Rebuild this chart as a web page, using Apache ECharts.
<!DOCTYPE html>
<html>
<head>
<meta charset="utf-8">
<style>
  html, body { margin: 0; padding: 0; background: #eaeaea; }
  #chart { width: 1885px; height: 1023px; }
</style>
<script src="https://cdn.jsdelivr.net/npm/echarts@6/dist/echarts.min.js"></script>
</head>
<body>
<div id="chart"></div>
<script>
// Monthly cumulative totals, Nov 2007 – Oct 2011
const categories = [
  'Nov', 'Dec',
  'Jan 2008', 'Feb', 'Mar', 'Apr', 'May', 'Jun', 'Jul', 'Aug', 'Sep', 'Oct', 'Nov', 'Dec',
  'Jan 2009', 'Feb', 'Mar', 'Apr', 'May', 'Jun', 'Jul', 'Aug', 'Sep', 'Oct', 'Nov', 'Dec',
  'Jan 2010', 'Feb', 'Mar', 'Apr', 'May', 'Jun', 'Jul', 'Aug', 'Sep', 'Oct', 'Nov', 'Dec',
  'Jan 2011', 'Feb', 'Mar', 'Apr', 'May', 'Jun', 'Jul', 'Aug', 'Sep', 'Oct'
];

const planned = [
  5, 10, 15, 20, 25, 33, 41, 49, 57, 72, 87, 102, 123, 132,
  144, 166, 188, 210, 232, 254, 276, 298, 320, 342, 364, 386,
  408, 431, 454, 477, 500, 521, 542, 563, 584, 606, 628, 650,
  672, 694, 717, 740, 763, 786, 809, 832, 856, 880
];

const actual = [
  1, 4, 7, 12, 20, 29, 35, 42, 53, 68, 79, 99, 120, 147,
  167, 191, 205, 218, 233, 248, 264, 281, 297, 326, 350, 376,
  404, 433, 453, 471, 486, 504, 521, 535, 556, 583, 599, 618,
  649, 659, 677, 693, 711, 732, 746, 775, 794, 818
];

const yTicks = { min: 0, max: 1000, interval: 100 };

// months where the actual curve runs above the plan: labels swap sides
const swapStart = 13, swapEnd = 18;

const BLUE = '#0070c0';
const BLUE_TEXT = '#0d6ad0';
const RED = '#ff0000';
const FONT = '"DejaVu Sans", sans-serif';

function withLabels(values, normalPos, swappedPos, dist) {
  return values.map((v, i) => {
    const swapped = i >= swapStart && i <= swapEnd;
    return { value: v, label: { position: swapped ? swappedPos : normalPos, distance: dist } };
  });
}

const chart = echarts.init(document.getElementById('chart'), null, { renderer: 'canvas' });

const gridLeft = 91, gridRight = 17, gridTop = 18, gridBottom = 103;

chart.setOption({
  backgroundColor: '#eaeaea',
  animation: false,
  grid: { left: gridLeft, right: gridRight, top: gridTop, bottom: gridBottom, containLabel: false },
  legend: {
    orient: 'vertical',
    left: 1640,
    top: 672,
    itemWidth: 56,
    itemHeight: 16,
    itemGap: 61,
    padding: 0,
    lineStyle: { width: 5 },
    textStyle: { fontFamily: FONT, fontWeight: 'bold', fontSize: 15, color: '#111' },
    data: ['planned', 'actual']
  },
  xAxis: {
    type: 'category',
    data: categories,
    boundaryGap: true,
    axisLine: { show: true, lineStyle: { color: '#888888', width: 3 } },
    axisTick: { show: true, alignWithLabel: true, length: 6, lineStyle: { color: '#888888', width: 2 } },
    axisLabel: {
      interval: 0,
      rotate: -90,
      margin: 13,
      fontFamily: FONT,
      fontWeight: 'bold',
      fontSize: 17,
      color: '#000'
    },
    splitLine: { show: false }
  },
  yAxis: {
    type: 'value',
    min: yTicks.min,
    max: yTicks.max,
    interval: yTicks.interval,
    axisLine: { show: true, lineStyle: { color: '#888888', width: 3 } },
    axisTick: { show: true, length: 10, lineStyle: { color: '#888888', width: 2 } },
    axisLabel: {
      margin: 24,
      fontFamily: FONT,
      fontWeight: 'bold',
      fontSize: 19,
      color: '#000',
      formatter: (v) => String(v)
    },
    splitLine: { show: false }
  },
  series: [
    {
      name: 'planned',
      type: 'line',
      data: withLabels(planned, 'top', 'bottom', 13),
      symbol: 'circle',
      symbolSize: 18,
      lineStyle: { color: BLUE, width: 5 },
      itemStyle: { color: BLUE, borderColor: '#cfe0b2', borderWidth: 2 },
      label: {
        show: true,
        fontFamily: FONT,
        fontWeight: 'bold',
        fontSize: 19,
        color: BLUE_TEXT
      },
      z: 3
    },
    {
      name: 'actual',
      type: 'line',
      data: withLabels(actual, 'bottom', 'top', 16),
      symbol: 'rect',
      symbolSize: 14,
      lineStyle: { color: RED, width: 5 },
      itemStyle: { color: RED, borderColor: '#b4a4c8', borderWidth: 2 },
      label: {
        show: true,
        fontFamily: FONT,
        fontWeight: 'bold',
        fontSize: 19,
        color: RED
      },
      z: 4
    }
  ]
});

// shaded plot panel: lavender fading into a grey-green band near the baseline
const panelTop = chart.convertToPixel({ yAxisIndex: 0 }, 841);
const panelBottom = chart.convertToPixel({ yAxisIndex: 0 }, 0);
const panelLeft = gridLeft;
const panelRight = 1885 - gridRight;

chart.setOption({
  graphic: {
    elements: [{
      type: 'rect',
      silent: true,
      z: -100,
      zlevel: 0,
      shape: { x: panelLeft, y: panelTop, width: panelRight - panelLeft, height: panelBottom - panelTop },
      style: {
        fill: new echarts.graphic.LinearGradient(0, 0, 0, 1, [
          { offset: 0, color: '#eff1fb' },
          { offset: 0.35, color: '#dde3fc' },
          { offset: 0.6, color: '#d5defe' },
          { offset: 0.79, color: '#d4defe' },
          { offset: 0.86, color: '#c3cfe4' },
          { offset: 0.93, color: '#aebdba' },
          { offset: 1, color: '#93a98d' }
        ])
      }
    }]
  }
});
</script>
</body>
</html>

# # #

# [GIVEN PROBLEM]
Retype all of the material above with every character intact.

# [TASK ANSWER]
Rebuild this chart as a web page, using Apache ECharts.
<!DOCTYPE html>
<html>
<head>
<meta charset="utf-8">
<style>
  html, body { margin: 0; padding: 0; background: #eaeaea; }
  #chart { width: 1885px; height: 1023px; }
</style>
<script src="https://cdn.jsdelivr.net/npm/echarts@6/dist/echarts.min.js"></script>
</head>
<body>
<div id="chart"></div>
<script>
// Monthly cumulative totals, Nov 2007 – Oct 2011
const categories = [
  'Nov', 'Dec',
  'Jan 2008', 'Feb', 'Mar', 'Apr', 'May', 'Jun', 'Jul', 'Aug', 'Sep', 'Oct', 'Nov', 'Dec',
  'Jan 2009', 'Feb', 'Mar', 'Apr', 'May', 'Jun', 'Jul', 'Aug', 'Sep', 'Oct', 'Nov', 'Dec',
  'Jan 2010', 'Feb', 'Mar', 'Apr', 'May', 'Jun', 'Jul', 'Aug', 'Sep', 'Oct', 'Nov', 'Dec',
  'Jan 2011', 'Feb', 'Mar', 'Apr', 'May', 'Jun', 'Jul', 'Aug', 'Sep', 'Oct'
];

const planned = [
  5, 10, 15, 20, 25, 33, 41, 49, 57, 72, 87, 102, 123, 132,
  144, 166, 188, 210, 232, 254, 276, 298, 320, 342, 364, 386,
  408, 431, 454, 477, 500, 521, 542, 563, 584, 606, 628, 650,
  672, 694, 717, 740, 763, 786, 809, 832, 856, 880
];

const actual = [
  1, 4, 7, 12, 20, 29, 35, 42, 53, 68, 79, 99, 120, 147,
  167, 191, 205, 218, 233, 248, 264, 281, 297, 326, 350, 376,
  404, 433, 453, 471, 486, 504, 521, 535, 556, 583, 599, 618,
  649, 659, 677, 693, 711, 732, 746, 775, 794, 818
];

const yTicks = { min: 0, max: 1000, interval: 100 };

// months where the actual curve runs above the plan: labels swap sides
const swapStart = 13, swapEnd = 18;

const BLUE = '#0070c0';
const BLUE_TEXT = '#0d6ad0';
const RED = '#ff0000';
const FONT = '"DejaVu Sans", sans-serif';

function withLabels(values, normalPos, swappedPos, dist) {
  return values.map((v, i) => {
    const swapped = i >= swapStart && i <= swapEnd;
    return { value: v, label: { position: swapped ? swappedPos : normalPos, distance: dist } };
  });
}

const chart = echarts.init(document.getElementById('chart'), null, { renderer: 'canvas' });

const gridLeft = 91, gridRight = 17, gridTop = 18, gridBottom = 103;

chart.setOption({
  backgroundColor: '#eaeaea',
  animation: false,
  grid: { left: gridLeft, right: gridRight, top: gridTop, bottom: gridBottom, containLabel: false },
  legend: {
    orient: 'vertical',
    left: 1640,
    top: 672,
    itemWidth: 56,
    itemHeight: 16,
    itemGap: 61,
    padding: 0,
    lineStyle: { width: 5 },
    textStyle: { fontFamily: FONT, fontWeight: 'bold', fontSize: 15, color: '#111' },
    data: ['planned', 'actual']
  },
  xAxis: {
    type: 'category',
    data: categories,
    boundaryGap: true,
    axisLine: { show: true, lineStyle: { color: '#888888', width: 3 } },
    axisTick: { show: true, alignWithLabel: true, length: 6, lineStyle: { color: '#888888', width: 2 } },
    axisLabel: {
      interval: 0,
      rotate: -90,
      margin: 13,
      fontFamily: FONT,
      fontWeight: 'bold',
      fontSize: 17,
      color: '#000'
    },
    splitLine: { show: false }
  },
  yAxis: {
    type: 'value',
    min: yTicks.min,
    max: yTicks.max,
    interval: yTicks.interval,
    axisLine: { show: true, lineStyle: { color: '#888888', width: 3 } },
    axisTick: { show: true, length: 10, lineStyle: { color: '#888888', width: 2 } },
    axisLabel: {
      margin: 24,
      fontFamily: FONT,
      fontWeight: 'bold',
      fontSize: 19,
      color: '#000',
      formatter: (v) => String(v)
    },
    splitLine: { show: false }
  },
  series: [
    {
      name: 'planned',
      type: 'line',
      data: withLabels(planned, 'top', 'bottom', 13),
      symbol: 'circle',
      symbolSize: 18,
      lineStyle: { color: BLUE, width: 5 },
      itemStyle: { color: BLUE, borderColor: '#cfe0b2', borderWidth: 2 },
      label: {
        show: true,
        fontFamily: FONT,
        fontWeight: 'bold',
        fontSize: 19,
        color: BLUE_TEXT
      },
      z: 3
    },
    {
      name: 'actual',
      type: 'line',
      data: withLabels(actual, 'bottom', 'top', 16),
      symbol: 'rect',
      symbolSize: 14,
      lineStyle: { color: RED, width: 5 },
      itemStyle: { color: RED, borderColor: '#b4a4c8', borderWidth: 2 },
      label: {
        show: true,
        fontFamily: FONT,
        fontWeight: 'bold',
        fontSize: 19,
        color: RED
      },
      z: 4
    }
  ]
});

// shaded plot panel: lavender fading into a grey-green band near the baseline
const panelTop = chart.convertToPixel({ yAxisIndex: 0 }, 841);
const panelBottom = chart.convertToPixel({ yAxisIndex: 0 }, 0);
const panelLeft = gridLeft;
const panelRight = 1885 - gridRight;

chart.setOption({
  graphic: {
    elements: [{
      type: 'rect',
      silent: true,
      z: -100,
      zlevel: 0,
      shape: { x: panelLeft, y: panelTop, width: panelRight - panelLeft, height: panelBottom - panelTop },
      style: {
        fill: new echarts.graphic.LinearGradient(0, 0, 0, 1, [
          { offset: 0, color: '#eff1fb' },
          { offset: 0.35, color: '#dde3fc' },
          { offset: 0.6, color: '#d5defe' },
          { offset: 0.79, color: '#d4defe' },
          { offset: 0.86, color: '#c3cfe4' },
          { offset: 0.93, color: '#aebdba' },
          { offset: 1, color: '#93a98d' }
        ])
      }
    }]
  }
});
</script>
</body>
</html>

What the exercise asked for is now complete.